Records with drawing code
......
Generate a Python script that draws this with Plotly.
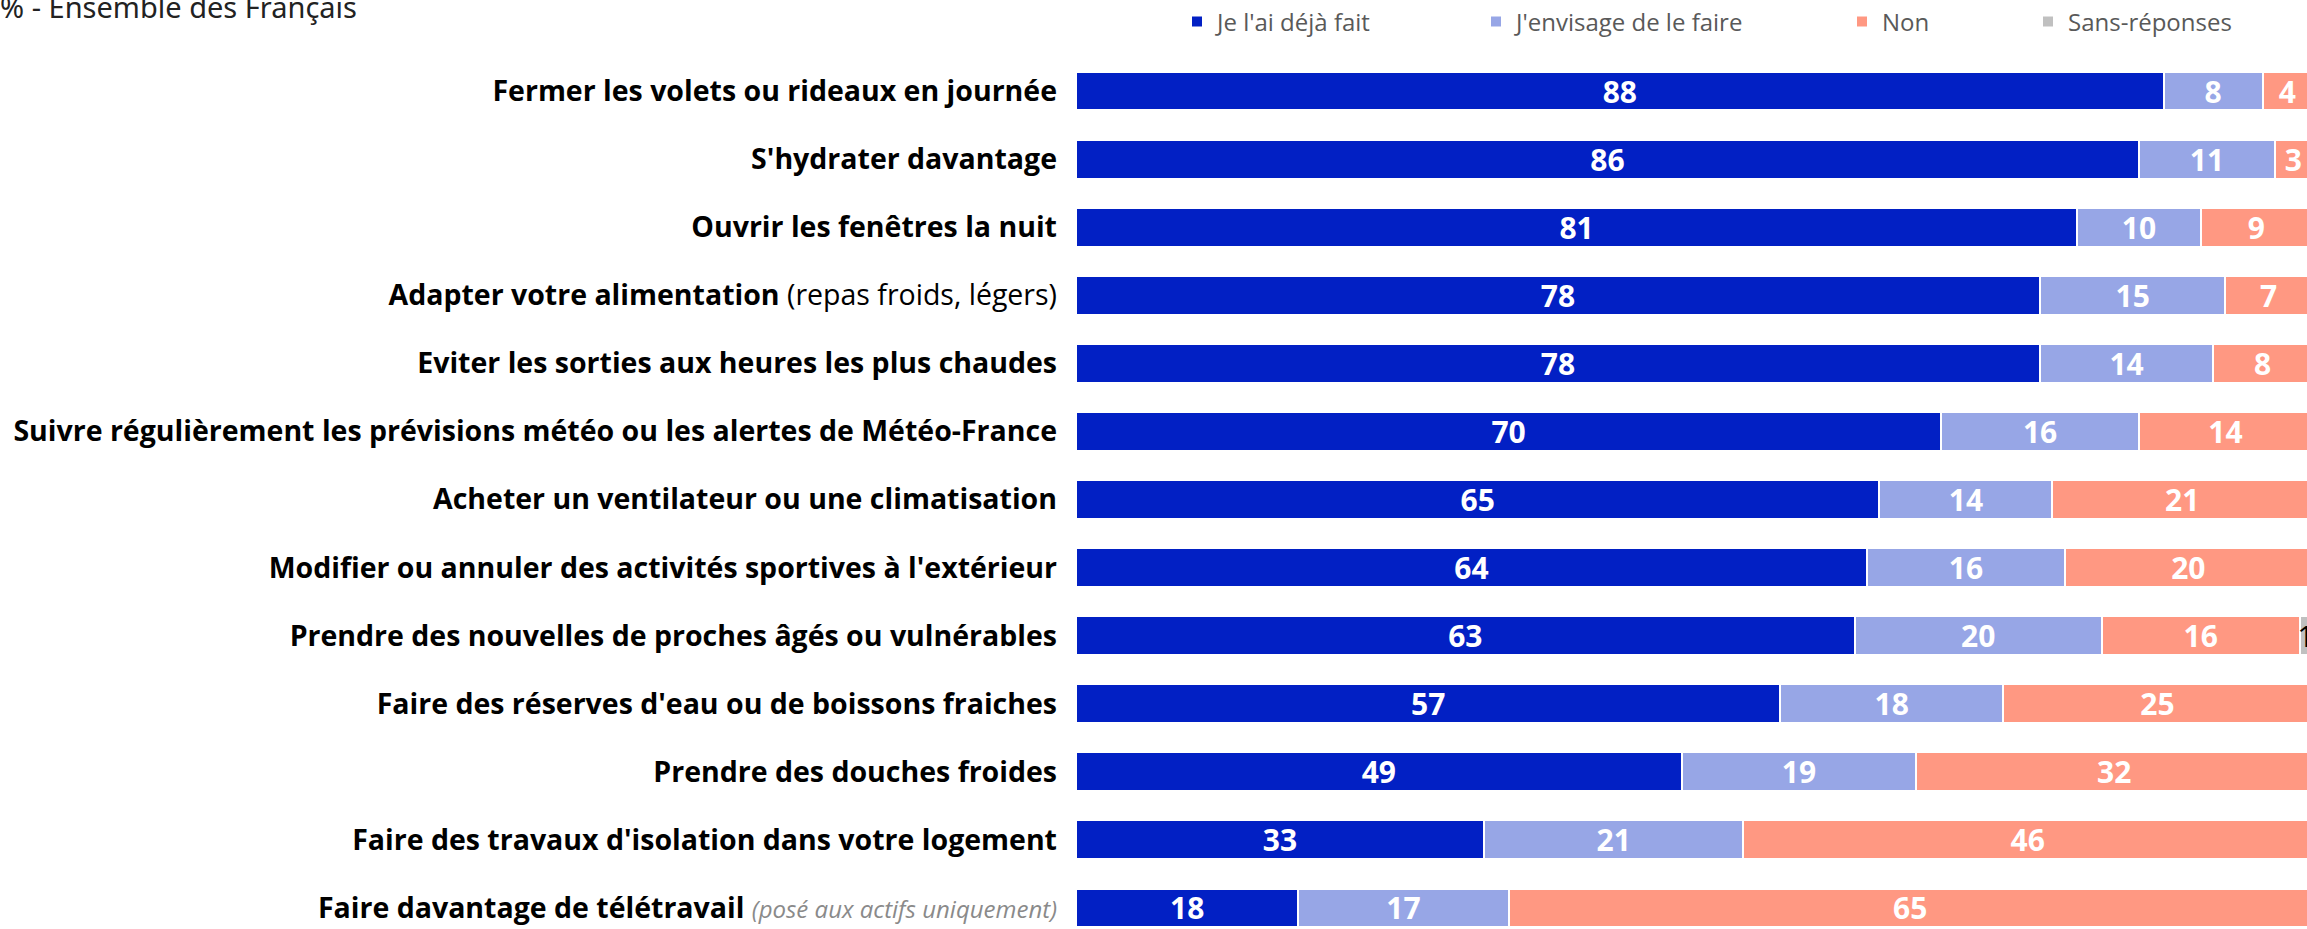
import plotly.graph_objects as go

categories = [
    "Fermer les volets ou rideaux en journée",
    "S'hydrater davantage",
    "Ouvrir les fenêtres la nuit",
    "Adapter votre alimentation (repas froids, légers)",
    "Eviter les sorties aux heures les plus chaudes",
    "Suivre régulièrement les prévisions météo ou les alertes de Météo-France",
    "Acheter un ventilateur ou une climatisation",
    "Modifier ou annuler des activités sportives à l'extérieur",
    "Prendre des nouvelles de proches âgés ou vulnérables",
    "Faire des réserves d'eau ou de boissons fraiches",
    "Prendre des douches froides",
    "Faire des travaux d'isolation dans votre logement",
    "Faire davantage de télétravail (posé aux actifs uniquement)",
]

tick_labels = [
    "<b>Fermer les volets ou rideaux en journée</b>",
    "<b>S'hydrater davantage</b>",
    "<b>Ouvrir les fenêtres la nuit</b>",
    "<b>Adapter votre alimentation</b> (repas froids, légers)",
    "<b>Eviter les sorties aux heures les plus chaudes</b>",
    "<b>Suivre régulièrement les prévisions météo ou les alertes de Météo-France</b>",
    "<b>Acheter un ventilateur ou une climatisation</b>",
    "<b>Modifier ou annuler des activités sportives à l'extérieur</b>",
    "<b>Prendre des nouvelles de proches âgés ou vulnérables</b>",
    "<b>Faire des réserves d'eau ou de boissons fraiches</b>",
    "<b>Prendre des douches froides</b>",
    "<b>Faire des travaux d'isolation dans votre logement</b>",
    "<b>Faire davantage de télétravail</b> <i><span style='color:#8a8a8a;font-size:24px'>(posé aux actifs uniquement)</span></i>",
]

series_names = ["Je l'ai déjà fait", "J'envisage de le faire", "Non", "Sans-réponses"]
deja_fait = [88, 86, 81, 78, 78, 70, 65, 64, 63, 57, 49, 33, 18]
envisage = [8, 11, 10, 15, 14, 16, 14, 16, 20, 18, 19, 21, 17]
non = [4, 3, 9, 7, 8, 14, 21, 20, 16, 25, 32, 46, 65]
sans_reponse = [0, 0, 0, 0, 0, 0, 0, 0, 1, 0, 0, 0, 0]

title_text = "% - Ensemble des Français"

colors = ["#0220C4", "#97A6E6", "#FF9882", "#C0C0C0"]
text_colors = ["white", "white", "white", "black"]
text_weights = ["bold", "bold", "bold", "normal"]
legend_ids = ["legend", "legend2", "legend3", "legend4"]
legend_x_px = [1177, 1476, 1842, 2028]

W, H = 2307, 929
fig = go.Figure()
for name, vals, col, tcol, tw, lid in zip(series_names,
                                          [deja_fait, envisage, non, sans_reponse],
                                          colors, text_colors, text_weights, legend_ids):
    fig.add_trace(go.Bar(
        y=categories, x=vals, name=name, orientation="h",
        marker=dict(color=col, line=dict(color="white", width=2)),
        text=[str(v) if v else "" for v in vals],
        textposition="inside", insidetextanchor="middle", textangle=0,
        constraintext="none",
        textfont=dict(family="Open Sans", size=30, color=tcol, weight=tw),
        legend=lid, hoverinfo="skip",
    ))

layout_legends = {}
for lid, xpx in zip(legend_ids, legend_x_px):
    layout_legends[lid] = dict(
        orientation="h", xref="container", yref="container",
        x=xpx / W, y=1 - 22 / H, xanchor="left", yanchor="middle",
        font=dict(family="Open Sans", size=24, color="#595959"),
        bgcolor="rgba(0,0,0,0)", borderwidth=0,
    )

top = 56.5
fig.update_layout(
    width=W, height=H,
    margin=dict(l=1076, r=0, t=top, b=0, pad=0),
    barmode="stack", bargap=0.43,
    plot_bgcolor="white", paper_bgcolor="white",
    showlegend=True,
    title=dict(text=title_text, x=0.0, xref="container", xanchor="left",
               y=1 - 8 / H, yref="container", yanchor="middle",
               font=dict(family="Noto Sans", size=29, color="#222222")),
    **layout_legends,
)
fig.update_xaxes(range=[0, 99.6], showgrid=False, zeroline=False,
                 showticklabels=False, showline=False, fixedrange=True)
fig.update_yaxes(type="category", categoryorder="array", categoryarray=categories,
                 range=[12.31, -0.5], autorange=False,
                 tickvals=categories, ticktext=tick_labels,
                 ticks="", ticklabelstandoff=18,
                 tickfont=dict(family="Open Sans", size=28.5, color="black"),
                 showgrid=False, zeroline=False, showline=False)

fig.write_html("out.html", config={"displayModeBar": False},
               post_script="document.body.style.margin='0';document.body.style.overflow='hidden';")
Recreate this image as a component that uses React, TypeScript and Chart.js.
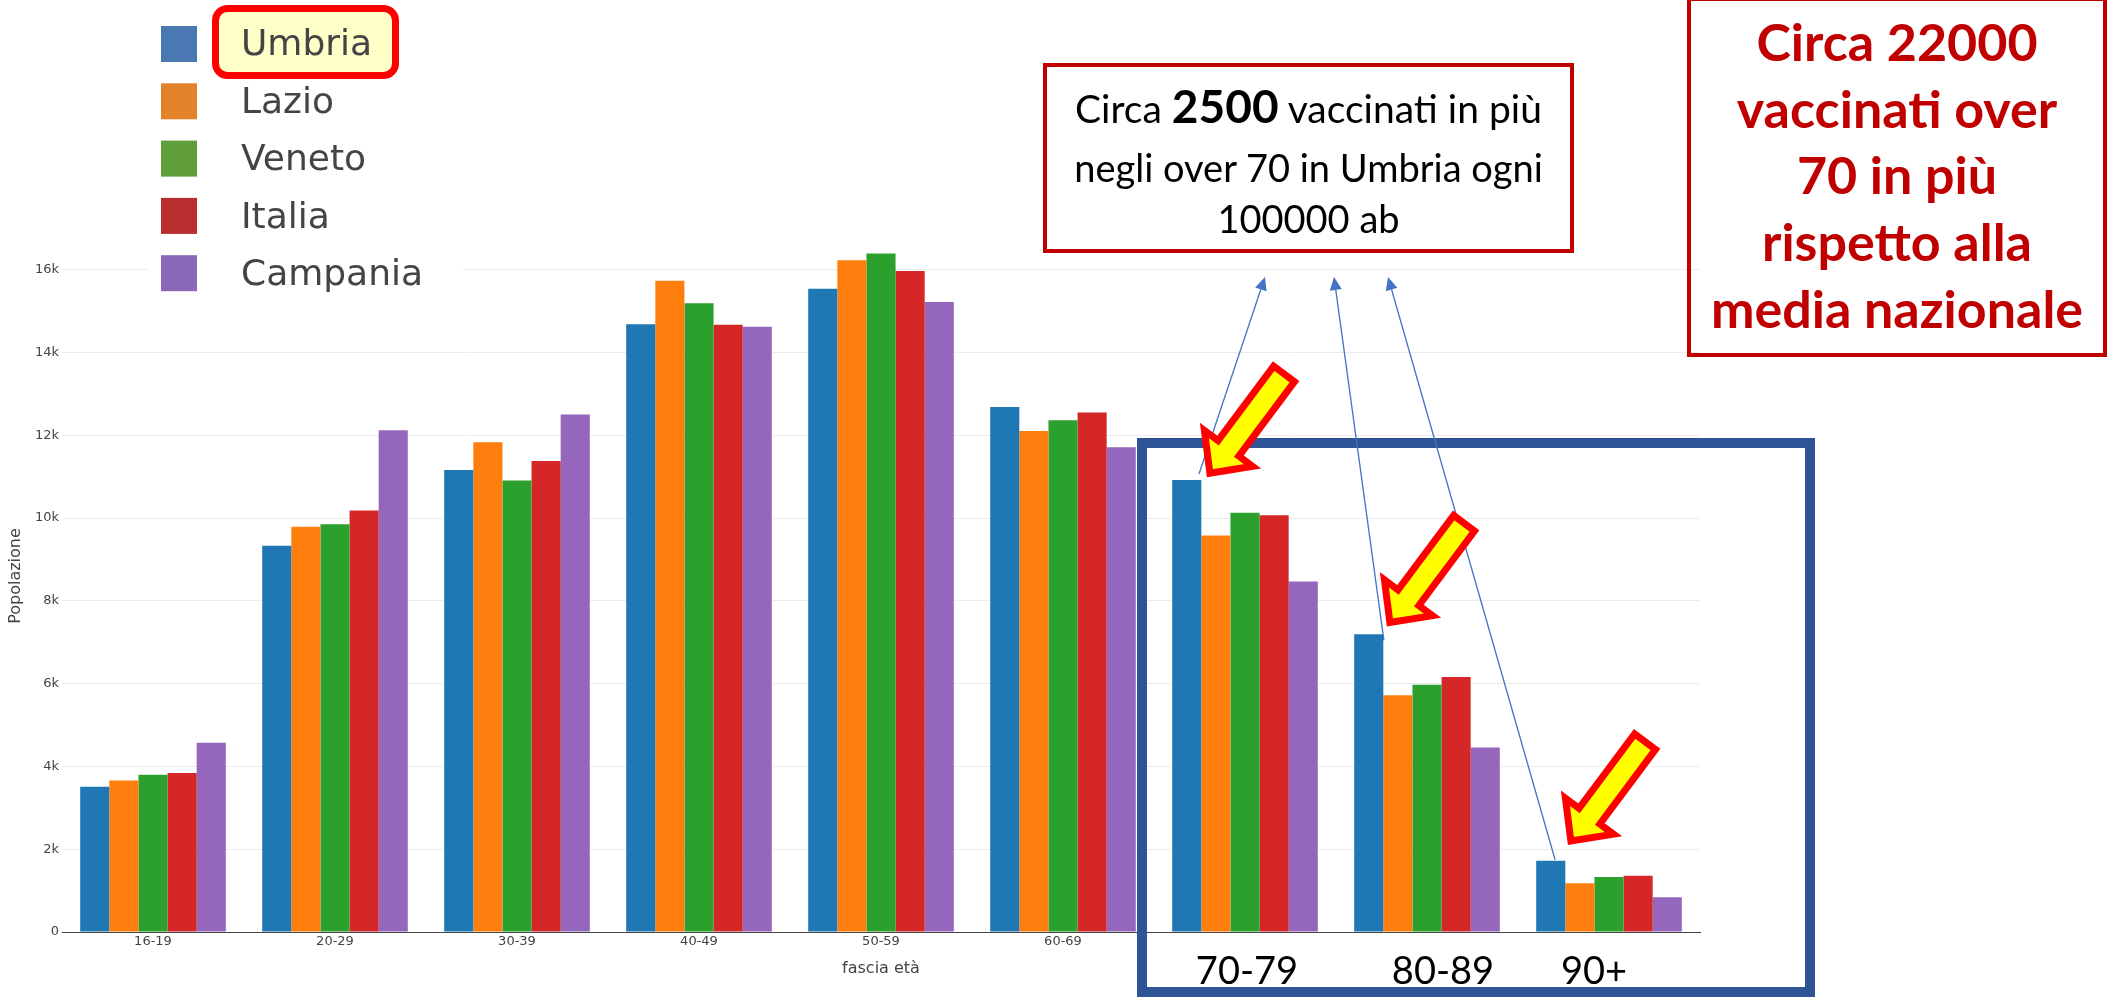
......
Quote the data above in full, leaving out the pictures it holds.

COMPLETE OUTPUT:
Generate a Python script that draws this with Plotly.
import plotly.graph_objects as go

categories = [
    "Fermer les volets ou rideaux en journée",
    "S'hydrater davantage",
    "Ouvrir les fenêtres la nuit",
    "Adapter votre alimentation (repas froids, légers)",
    "Eviter les sorties aux heures les plus chaudes",
    "Suivre régulièrement les prévisions météo ou les alertes de Météo-France",
    "Acheter un ventilateur ou une climatisation",
    "Modifier ou annuler des activités sportives à l'extérieur",
    "Prendre des nouvelles de proches âgés ou vulnérables",
    "Faire des réserves d'eau ou de boissons fraiches",
    "Prendre des douches froides",
    "Faire des travaux d'isolation dans votre logement",
    "Faire davantage de télétravail (posé aux actifs uniquement)",
]

tick_labels = [
    "<b>Fermer les volets ou rideaux en journée</b>",
    "<b>S'hydrater davantage</b>",
    "<b>Ouvrir les fenêtres la nuit</b>",
    "<b>Adapter votre alimentation</b> (repas froids, légers)",
    "<b>Eviter les sorties aux heures les plus chaudes</b>",
    "<b>Suivre régulièrement les prévisions météo ou les alertes de Météo-France</b>",
    "<b>Acheter un ventilateur ou une climatisation</b>",
    "<b>Modifier ou annuler des activités sportives à l'extérieur</b>",
    "<b>Prendre des nouvelles de proches âgés ou vulnérables</b>",
    "<b>Faire des réserves d'eau ou de boissons fraiches</b>",
    "<b>Prendre des douches froides</b>",
    "<b>Faire des travaux d'isolation dans votre logement</b>",
    "<b>Faire davantage de télétravail</b> <i><span style='color:#8a8a8a;font-size:24px'>(posé aux actifs uniquement)</span></i>",
]

series_names = ["Je l'ai déjà fait", "J'envisage de le faire", "Non", "Sans-réponses"]
deja_fait = [88, 86, 81, 78, 78, 70, 65, 64, 63, 57, 49, 33, 18]
envisage = [8, 11, 10, 15, 14, 16, 14, 16, 20, 18, 19, 21, 17]
non = [4, 3, 9, 7, 8, 14, 21, 20, 16, 25, 32, 46, 65]
sans_reponse = [0, 0, 0, 0, 0, 0, 0, 0, 1, 0, 0, 0, 0]

title_text = "% - Ensemble des Français"

colors = ["#0220C4", "#97A6E6", "#FF9882", "#C0C0C0"]
text_colors = ["white", "white", "white", "black"]
text_weights = ["bold", "bold", "bold", "normal"]
legend_ids = ["legend", "legend2", "legend3", "legend4"]
legend_x_px = [1177, 1476, 1842, 2028]

W, H = 2307, 929
fig = go.Figure()
for name, vals, col, tcol, tw, lid in zip(series_names,
                                          [deja_fait, envisage, non, sans_reponse],
                                          colors, text_colors, text_weights, legend_ids):
    fig.add_trace(go.Bar(
        y=categories, x=vals, name=name, orientation="h",
        marker=dict(color=col, line=dict(color="white", width=2)),
        text=[str(v) if v else "" for v in vals],
        textposition="inside", insidetextanchor="middle", textangle=0,
        constraintext="none",
        textfont=dict(family="Open Sans", size=30, color=tcol, weight=tw),
        legend=lid, hoverinfo="skip",
    ))

layout_legends = {}
for lid, xpx in zip(legend_ids, legend_x_px):
    layout_legends[lid] = dict(
        orientation="h", xref="container", yref="container",
        x=xpx / W, y=1 - 22 / H, xanchor="left", yanchor="middle",
        font=dict(family="Open Sans", size=24, color="#595959"),
        bgcolor="rgba(0,0,0,0)", borderwidth=0,
    )

top = 56.5
fig.update_layout(
    width=W, height=H,
    margin=dict(l=1076, r=0, t=top, b=0, pad=0),
    barmode="stack", bargap=0.43,
    plot_bgcolor="white", paper_bgcolor="white",
    showlegend=True,
    title=dict(text=title_text, x=0.0, xref="container", xanchor="left",
               y=1 - 8 / H, yref="container", yanchor="middle",
               font=dict(family="Noto Sans", size=29, color="#222222")),
    **layout_legends,
)
fig.update_xaxes(range=[0, 99.6], showgrid=False, zeroline=False,
                 showticklabels=False, showline=False, fixedrange=True)
fig.update_yaxes(type="category", categoryorder="array", categoryarray=categories,
                 range=[12.31, -0.5], autorange=False,
                 tickvals=categories, ticktext=tick_labels,
                 ticks="", ticklabelstandoff=18,
                 tickfont=dict(family="Open Sans", size=28.5, color="black"),
                 showgrid=False, zeroline=False, showline=False)

fig.write_html("out.html", config={"displayModeBar": False},
               post_script="document.body.style.margin='0';document.body.style.overflow='hidden';")
Recreate this image as a component that uses React, TypeScript and Chart.js.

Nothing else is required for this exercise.